» **AIM**
Starting with the first line of the listing, quote each line exactly until and including the one with "const pctValues = [0.843485, 0.843289];", leaving pictures out.

» **DATA EXCERPT**
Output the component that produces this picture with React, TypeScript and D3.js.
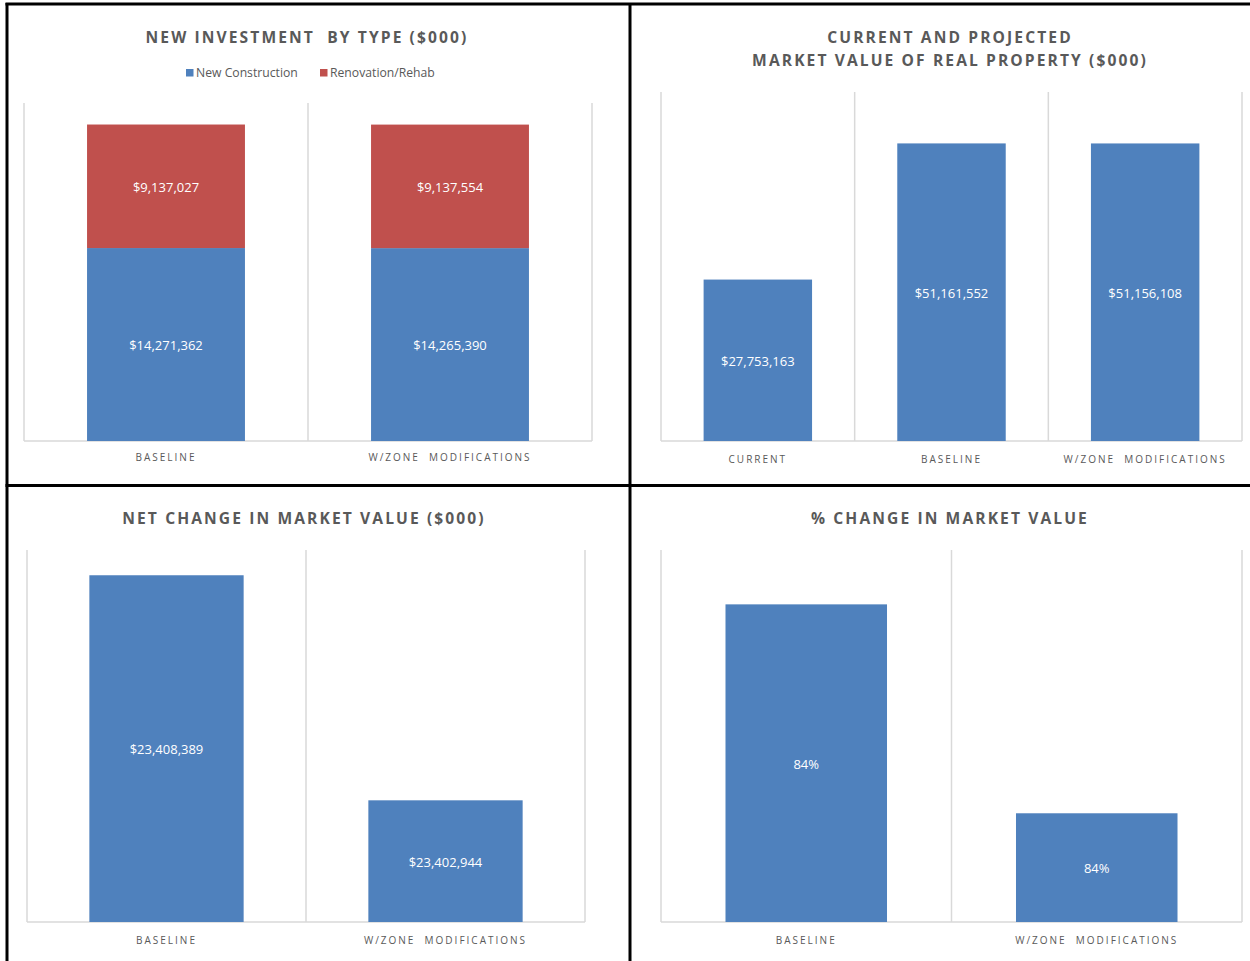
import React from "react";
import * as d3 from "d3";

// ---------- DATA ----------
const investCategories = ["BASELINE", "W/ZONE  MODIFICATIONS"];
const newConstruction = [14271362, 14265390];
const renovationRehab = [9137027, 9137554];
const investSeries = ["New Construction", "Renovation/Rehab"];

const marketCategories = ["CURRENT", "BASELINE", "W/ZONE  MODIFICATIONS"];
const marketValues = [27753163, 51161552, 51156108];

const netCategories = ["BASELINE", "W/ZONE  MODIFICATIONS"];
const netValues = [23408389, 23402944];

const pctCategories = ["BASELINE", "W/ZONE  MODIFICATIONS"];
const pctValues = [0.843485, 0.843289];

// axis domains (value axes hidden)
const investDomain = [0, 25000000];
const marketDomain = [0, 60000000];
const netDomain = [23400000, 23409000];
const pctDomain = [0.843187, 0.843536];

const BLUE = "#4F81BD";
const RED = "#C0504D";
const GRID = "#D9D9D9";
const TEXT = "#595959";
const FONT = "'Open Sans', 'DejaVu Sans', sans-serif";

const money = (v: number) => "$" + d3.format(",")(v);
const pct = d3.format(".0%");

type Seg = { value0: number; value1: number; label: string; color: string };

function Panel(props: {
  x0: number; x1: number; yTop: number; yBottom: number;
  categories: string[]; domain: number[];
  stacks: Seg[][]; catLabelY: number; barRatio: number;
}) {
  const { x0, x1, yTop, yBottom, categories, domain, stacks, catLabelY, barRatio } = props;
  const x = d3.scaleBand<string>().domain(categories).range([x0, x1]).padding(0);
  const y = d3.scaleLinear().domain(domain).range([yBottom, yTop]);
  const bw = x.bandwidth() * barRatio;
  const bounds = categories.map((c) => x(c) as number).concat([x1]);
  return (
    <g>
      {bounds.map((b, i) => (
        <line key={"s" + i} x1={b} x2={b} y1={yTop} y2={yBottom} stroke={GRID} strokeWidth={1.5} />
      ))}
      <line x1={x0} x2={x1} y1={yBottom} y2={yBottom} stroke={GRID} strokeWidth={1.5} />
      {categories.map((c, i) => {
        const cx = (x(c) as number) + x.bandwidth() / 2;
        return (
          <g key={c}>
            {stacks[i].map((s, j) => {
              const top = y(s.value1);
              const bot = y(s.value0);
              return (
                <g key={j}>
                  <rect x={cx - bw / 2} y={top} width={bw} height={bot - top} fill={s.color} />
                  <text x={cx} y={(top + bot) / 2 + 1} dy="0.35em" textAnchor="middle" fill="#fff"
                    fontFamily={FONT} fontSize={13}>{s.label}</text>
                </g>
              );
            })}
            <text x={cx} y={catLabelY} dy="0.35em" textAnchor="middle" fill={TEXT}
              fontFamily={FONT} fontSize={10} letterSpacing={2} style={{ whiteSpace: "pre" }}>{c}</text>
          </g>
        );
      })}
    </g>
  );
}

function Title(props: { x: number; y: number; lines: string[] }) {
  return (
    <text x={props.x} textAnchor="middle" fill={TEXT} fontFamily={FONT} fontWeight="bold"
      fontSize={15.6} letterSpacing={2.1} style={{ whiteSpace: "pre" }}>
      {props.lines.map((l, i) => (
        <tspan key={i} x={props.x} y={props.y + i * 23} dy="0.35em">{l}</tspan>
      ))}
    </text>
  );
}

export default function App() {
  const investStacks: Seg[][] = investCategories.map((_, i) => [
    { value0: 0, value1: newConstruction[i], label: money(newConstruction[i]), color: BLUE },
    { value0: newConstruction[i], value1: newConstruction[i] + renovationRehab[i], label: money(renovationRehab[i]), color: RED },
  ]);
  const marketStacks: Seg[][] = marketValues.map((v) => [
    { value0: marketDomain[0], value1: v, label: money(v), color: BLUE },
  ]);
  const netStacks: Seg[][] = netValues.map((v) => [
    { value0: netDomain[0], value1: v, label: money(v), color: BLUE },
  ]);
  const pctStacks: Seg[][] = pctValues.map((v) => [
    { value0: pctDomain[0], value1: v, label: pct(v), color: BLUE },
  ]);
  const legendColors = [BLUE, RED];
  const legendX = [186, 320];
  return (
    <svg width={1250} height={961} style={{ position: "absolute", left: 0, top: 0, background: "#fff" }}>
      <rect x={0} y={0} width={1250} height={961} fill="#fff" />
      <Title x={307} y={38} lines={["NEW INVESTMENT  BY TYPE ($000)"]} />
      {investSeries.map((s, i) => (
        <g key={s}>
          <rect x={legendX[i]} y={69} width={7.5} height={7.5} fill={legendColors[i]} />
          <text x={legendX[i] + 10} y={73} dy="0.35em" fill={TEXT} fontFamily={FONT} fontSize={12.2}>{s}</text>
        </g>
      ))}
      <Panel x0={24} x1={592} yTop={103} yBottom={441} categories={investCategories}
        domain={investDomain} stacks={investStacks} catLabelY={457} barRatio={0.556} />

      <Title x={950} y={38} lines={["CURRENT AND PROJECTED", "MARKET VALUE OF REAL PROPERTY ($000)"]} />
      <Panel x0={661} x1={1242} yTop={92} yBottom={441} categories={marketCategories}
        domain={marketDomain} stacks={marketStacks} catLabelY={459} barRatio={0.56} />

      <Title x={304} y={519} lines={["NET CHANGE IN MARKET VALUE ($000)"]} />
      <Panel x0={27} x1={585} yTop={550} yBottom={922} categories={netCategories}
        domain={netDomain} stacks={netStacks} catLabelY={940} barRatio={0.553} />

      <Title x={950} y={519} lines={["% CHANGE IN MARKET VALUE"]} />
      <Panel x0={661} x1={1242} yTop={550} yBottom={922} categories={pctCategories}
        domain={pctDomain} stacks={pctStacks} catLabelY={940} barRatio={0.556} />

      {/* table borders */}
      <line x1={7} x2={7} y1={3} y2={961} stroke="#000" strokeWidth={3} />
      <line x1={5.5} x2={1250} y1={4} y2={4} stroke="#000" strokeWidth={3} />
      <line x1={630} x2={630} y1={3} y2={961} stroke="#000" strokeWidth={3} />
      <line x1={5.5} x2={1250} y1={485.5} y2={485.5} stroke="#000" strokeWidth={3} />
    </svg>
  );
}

» **EXPECTED ANSWER**
Output the component that produces this picture with React, TypeScript and D3.js.
import React from "react";
import * as d3 from "d3";

// ---------- DATA ----------
const investCategories = ["BASELINE", "W/ZONE  MODIFICATIONS"];
const newConstruction = [14271362, 14265390];
const renovationRehab = [9137027, 9137554];
const investSeries = ["New Construction", "Renovation/Rehab"];

const marketCategories = ["CURRENT", "BASELINE", "W/ZONE  MODIFICATIONS"];
const marketValues = [27753163, 51161552, 51156108];

const netCategories = ["BASELINE", "W/ZONE  MODIFICATIONS"];
const netValues = [23408389, 23402944];

const pctCategories = ["BASELINE", "W/ZONE  MODIFICATIONS"];
const pctValues = [0.843485, 0.843289];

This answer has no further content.